Agricultural price policy, which is considered integral to the strategy for agricultural
development, played an important role in achieving self-sufficiency in food grains, consumer welfare, improvement in the economic access to food and, through affecting the domestic terms of trade, important influence on growth, employment and income distribution in the economy. The section provides an overview of trends in minimum support price (MSP)/Procurement Price (PP) and recent policy changes in price policy.

The trends in MSP/PP show that increase in rice and wheat prices were higher during the
decade of 1990s as compared to the 2000s. In the 1990s, rate of increase in
MSP/PP of wheat was higher (156.4%) than that of paddy (150.7%).In case of pulses, the rate of increase in MSP/PP was higher during the 2000s compared with 1990s. The rate of increase was the highest in case of moong and lowest in gram. The prices of tur, moong and urad have more than doubled between 1990s and 2000s.

Dev and Rao (2010) reported that actual price realized by farmers was higher than MSP/PP during the last three decades. It was also observed that price realization was much lower in states like Orissa, Bihar, Assam, West Bengal and Uttar Pradesh compared to Punjab, Haryana, and Madhya Pradesh. The price policy has a limited role in increasing agricultural production as it mainly influences acreage allocation but not crop productivity. It is important to note that non-price factors such as technology, public investment agricultural research and development, extension services, irrigation, rural infrastructure, etc. play more important role in influencing productivity and production than pricing policy. Therefore, more emphasis on non-price interventions needs to be given to accelerate growth in agricultural sector.

The decentralized procurement policy (DCP) under which foodgrains are procured and
distributed by the State Governments was introduced in 1997. The main objective of
decentralized system of procurement was to increase coverage of more farmers and crops
under MSP operations, improve efficiency of the PDS, providing more variety of foodgrains suited to local tastes and preferences and reduce transportation costs. in the case of rice, States under DCP operations have witnessed a significant increase in their share in procurement. For example, the share of Orissa has increased from 4.5 percent in 1997-98 to 7.9 percent in TE 2009-10 while in case of West Bengal the share has increased from 1.3 percent to 4.8 percent during the same period. The share of traditional states like Punjab and Haryana has declined significantly in post-DCP period.
During 2009-10, rice procurement in DCP States was about 11.9 million tonnes. However, in the case of wheat, procurement in DCP States has not increased except for Madhya Pradesh where it has increased from 3.8 percent in 1999 to 11.2 percent in TE 2010-11.

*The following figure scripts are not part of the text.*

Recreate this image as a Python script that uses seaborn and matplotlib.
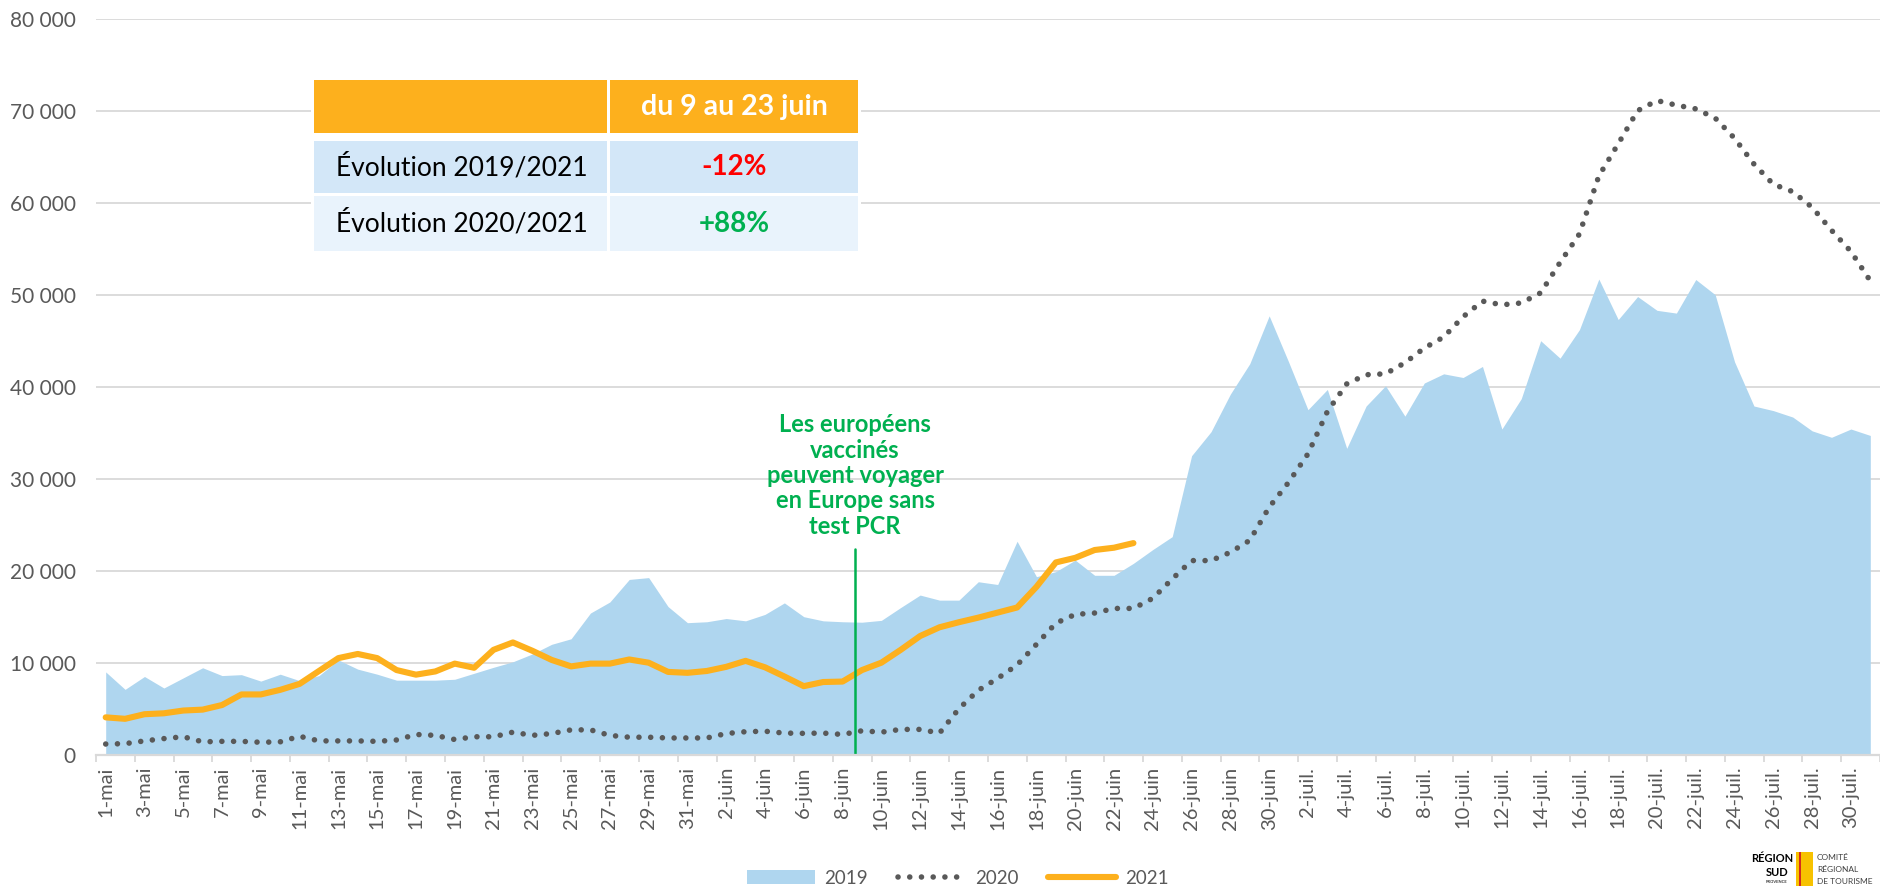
import matplotlib
matplotlib.use("Agg")
import matplotlib.pyplot as plt
import matplotlib.ticker as mticker
from matplotlib.patches import Rectangle, Patch
from matplotlib.lines import Line2D
import seaborn as sns
import numpy as np
import pandas as pd


W, H = 1880, 886

# one label per day, 1 May -> 31 July
day_labels = (
    [f"{d}-mai" for d in range(1, 32)]
    + [f"{d}-juin" for d in range(1, 31)]
    + [f"{d}-juil." for d in range(1, 32)]
)

visits_2019 = [
    9000, 7100, 8500, 7250, 8350, 9450, 8600, 8700, 8000, 8750,
    8050, 8600, 10300, 9300, 8750, 8100, 8100, 8100, 8200, 8850,
    9500, 10100, 10950, 12000, 12600, 15400, 16600, 19050, 19250, 16100,
    14350, 14450, 14800, 14550, 15250, 16500, 15000, 14550, 14450, 14400,
    14600, 16000, 17350, 16800, 16800, 18800, 18500, 23200, 19350, 19900,
    21150, 19500, 19500, 20800, 22300, 23700, 32500, 35100, 39200, 42500,
    47700, 42700, 37500, 39700, 33300, 37900, 40100, 36800, 40400, 41400,
    41000, 42200, 35400, 38700, 45000, 43100, 46200, 51700, 47300, 49800,
    48300, 48000, 51650, 50000, 42700, 37900, 37400, 36700, 35200, 34500,
    35400, 34700,
]

visits_2020 = [
    1160, 1200, 1500, 1750, 1950, 1400, 1450, 1450, 1350, 1400,
    2000, 1500, 1500, 1500, 1450, 1600, 2200, 2100, 1650, 1950,
    1950, 2450, 2100, 2300, 2700, 2700, 2100, 1900, 1900, 1820,
    1820, 1820, 2300, 2500, 2550, 2350, 2320, 2350, 2200, 2600,
    2450, 2750, 2750, 2350, 5000, 7000, 8300, 9750, 12000, 14300,
    15250, 15400, 15900, 15900, 17000, 19100, 21100, 21100, 22000, 23300,
    26900, 29600, 32700, 37300, 40300, 41300, 41400, 42600, 44200, 45400,
    47600, 49300, 48900, 49100, 50200, 53500, 56600, 62900, 66400, 70000,
    71100, 70600, 70200, 69200, 67000, 64200, 62000, 61200, 59500, 57000,
    54700, 51500,
]

# 2021 runs from 1 May to 23 June
visits_2021 = [
    4060, 3900, 4400, 4500, 4800, 4900, 5400, 6550, 6550, 7050,
    7700, 9100, 10500, 10950, 10500, 9200, 8700, 9050, 9900, 9450,
    11400, 12200, 11300, 10300, 9600, 9900, 9900, 10350, 10000, 9000,
    8900, 9100, 9550, 10200, 9500, 8500, 7450, 7900, 7950, 9200,
    10000, 11400, 12900, 13850, 14400, 14900, 15450, 16000, 18250, 20900,
    21400, 22250, 22500, 23000,
]

table_header = "du 9 au 23 juin"
table_rows = ["Évolution 2019/2021", "Évolution 2020/2021"]
table_values = ["-12%", "+88%"]
table_value_colors = ["#FF0000", "#00B050"]

annotation_text = "Les européens\nvaccinés\npeuvent voyager\nen Europe sans\ntest PCR"
annotation_day = 38.65
annotation_top = 22400

BLUE = "#AFD6EF"
GREY_DOTS = "#595959"
ORANGE = "#FDB01D"
GREEN = "#00B050"
GRID = "#D9D9D9"
TEXT = "#595959"
DOTS = (0, (0.01, 2.1))


def px(x, y):
    return x / W, 1 - y / H


def main():
    sns.set_theme(style="white")
    plt.rcParams["font.family"] = ["Lato", "DejaVu Sans"]

    df = pd.DataFrame(
        {
            "day": np.arange(len(day_labels)),
            "label": day_labels,
            "v2019": visits_2019,
            "v2020": visits_2020,
        }
    )
    df21 = pd.DataFrame({"day": np.arange(len(visits_2021)), "v2021": visits_2021})

    fig = plt.figure(figsize=(W / 100, H / 100), dpi=100)
    ax = fig.add_axes([96 / W, 1 - 754.7 / H, (W - 96) / W, (754.7 - 18.7) / H])

    ax.fill_between(df["day"], 0, df["v2019"], color=BLUE, linewidth=0, zorder=2)

    sns.lineplot(
        data=df, x="day", y="v2020", ax=ax, color=GREY_DOTS, linewidth=4.0,
        linestyle=DOTS, dash_capstyle="round", sort=False,
        errorbar=None, zorder=3,
    )
    sns.lineplot(
        data=df21, x="day", y="v2021", ax=ax, color=ORANGE, linewidth=4.4,
        solid_capstyle="round", solid_joinstyle="round", sort=False,
        errorbar=None, zorder=4,
    )

    ax.plot([annotation_day, annotation_day], [0, annotation_top], color=GREEN,
            linewidth=1.8, zorder=5)
    ax.text(annotation_day, 30350, annotation_text, ha="center", va="center",
            color=GREEN, fontsize=17, fontweight="bold", linespacing=1.12, zorder=6)

    ax.set_xlim(-0.5, 91.28)
    ax.set_ylim(0, 80000)
    ax.set_yticks(np.arange(0, 80001, 10000))
    ax.yaxis.set_major_formatter(
        mticker.FuncFormatter(lambda v, _: f"{int(v):,}".replace(",", " "))
    )
    ax.grid(axis="y", color=GRID, linewidth=1.3, zorder=0)
    ax.set_axisbelow(True)

    ax.set_xticks(df["day"][::2])
    ax.set_xticklabels(df["label"][::2], rotation=90, ha="center", va="top")
    ax.set_xticks(np.arange(-0.5, 92, 2), minor=True)
    ax.tick_params(axis="x", which="major", length=0, pad=8.6, labelsize=14.5,
                   labelcolor=TEXT)
    ax.tick_params(axis="x", which="minor", length=5, width=1.3, color=GRID,
                   direction="out", bottom=True)
    ax.tick_params(axis="y", length=0, pad=14.4, labelsize=15, labelcolor=TEXT)

    for side in ["top", "right", "left"]:
        ax.spines[side].set_visible(False)
    ax.spines["bottom"].set_color(GRID)
    ax.spines["bottom"].set_linewidth(1.6)
    ax.spines["bottom"].set_zorder(7)

    ax.set_xlabel("")
    ax.set_ylabel("")

    # summary table drawn over the grid
    def box(x0, y0, x1, y1, color, z=2):
        fig.add_artist(Rectangle(px(x0, y1), (x1 - x0) / W, (y1 - y0) / H,
                                 transform=fig.transFigure, facecolor=color,
                                 edgecolor="none", zorder=z))

    box(311, 77, 861, 254, "white", z=1)
    box(314, 80, 607, 133, ORANGE)
    box(610, 80, 858, 133, ORANGE)
    row_tops = [141, 196]
    row_bottoms = [193, 251]
    row_colors = ["#D3E7F8", "#E9F3FC"]
    for k in range(2):
        box(314, row_tops[k], 607, row_bottoms[k], row_colors[k])
        box(610, row_tops[k], 858, row_bottoms[k], row_colors[k])

    fig.text(*px(734, 107), table_header, ha="center", va="center",
             color="white", fontsize=20.5, fontweight="bold", zorder=3)
    for k in range(2):
        yc = (row_tops[k] + row_bottoms[k]) / 2
        fig.text(*px(336, yc), table_rows[k], ha="left", va="center",
                 color="black", fontsize=19, zorder=3)
        fig.text(*px(734, yc), table_values[k], ha="center", va="center",
                 color=table_value_colors[k], fontsize=20, fontweight="bold",
                 zorder=3)

    handles = [
        Patch(facecolor=BLUE, edgecolor="none"),
        Line2D([], [], color=GREY_DOTS, linewidth=4.0, linestyle=DOTS,
               dash_capstyle="round"),
        Line2D([], [], color=ORANGE, linewidth=4.4, solid_capstyle="round"),
    ]
    fig.legend(handles, ["2019", "2020", "2021"], loc="center",
               bbox_to_anchor=px(958, 878), ncol=3, frameon=False,
               fontsize=13.5, labelcolor=TEXT, handlelength=3.6,
               handletextpad=0.5, columnspacing=1.6)

    # logo block, bottom right
    lx = 1772
    fig.text(*px(lx, 858), "RÉGION", ha="center", va="center", fontsize=8,
             fontweight="bold", color="black")
    fig.text(*px(lx + 5, 872), "SUD", ha="center", va="center", fontsize=8,
             fontweight="bold", color="black")
    fig.text(*px(lx + 5, 882), "PROVENCE", ha="center", va="center", fontsize=3,
             color="black")
    for k, c in enumerate(["#F7C200", "#D52B1E"] * 3):
        box(lx + 24 + k * 2.5, 852, lx + 26.5 + k * 2.5, 886, c, z=2)
    box(lx + 32, 852, lx + 41, 886, "#F7C200", z=2)
    for k, word in enumerate(["COMITÉ", "RÉGIONAL", "DE TOURISME"]):
        fig.text(*px(lx + 45, 857 + 12 * k), word, ha="left", va="center",
                 fontsize=6, color="#404040")

    fig.savefig("out.png", dpi=100)
    plt.close(fig)


if __name__ == "__main__":
    main()
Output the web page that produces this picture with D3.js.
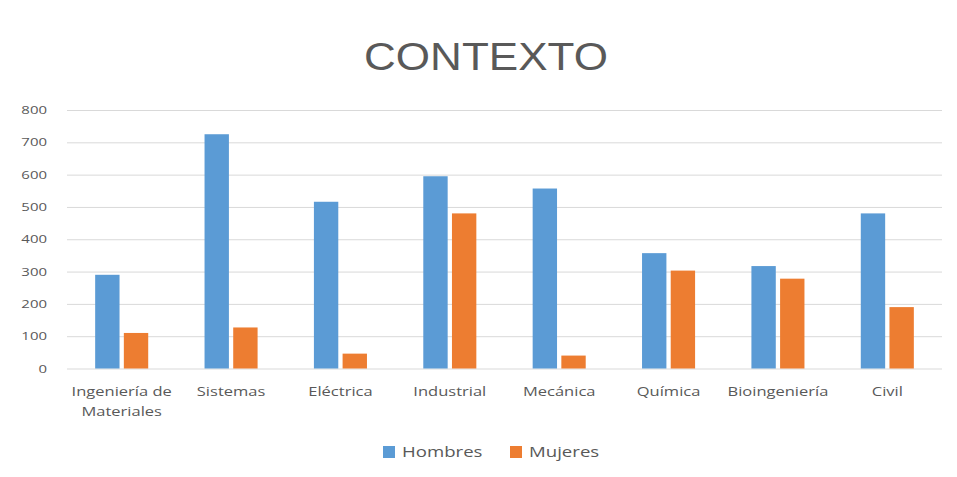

Under the decentralized system of procurement, the procurement of wheat has increased from less than 2 million tonnes in early 2000s to about 6.1 million tonnes in 2009-10. In 2010-11, the wheat procurement in DCP states has gone down primarily due to Uttar Pradesh withdrawing from the DCP scheme. there has been an increase in procurement by DCP states except in 2006- 07 and 2007-08 for wheat mainly due to aggressive purchases by private companies on expectation of higher market prices and proximity to consumption markets. Therefore, there is a need to increase the scope and scale of DCP in high potential areas like Bihar, Orissa, Chhattisgarh, Assam, West Bengal, Madhya Pradesh, Rajasthan, eastern Uttar Pradesh, Gujarat, etc. However, most of these states have poor market infrastructure as well as less developed private sector trade. Efforts are required to create marketing infrastructure in these regions and also to expand scope of coverage of crops like coarse cereals.

Another problem with agricultural price policy is mixing up the concepts of minimum support price (MSP) and procurement price (PP) but these policy instruments were introduced to serve different purposes. At present first one is not used though it was considered by the official policy during mid-1960s to mid-1970s. The purpose of MSP was to protect farmers against falling prices below a floor price and was determined based on the variable cost of production.

The system of MSP must be restored as it is required to ensure farmers remain in business as long as their variable costs are covered. It will also incentivize farmers to adopt technical change. The government should announce MSP before the sowing season as it would help in area allocation decisions. The procurement price (PP) which is determined based on both the variable cost and the fixed cost of production, should be used to procure foodgrains needed for public distribution system (PDS), welfare schemes and buffer stocks required for food security purpose.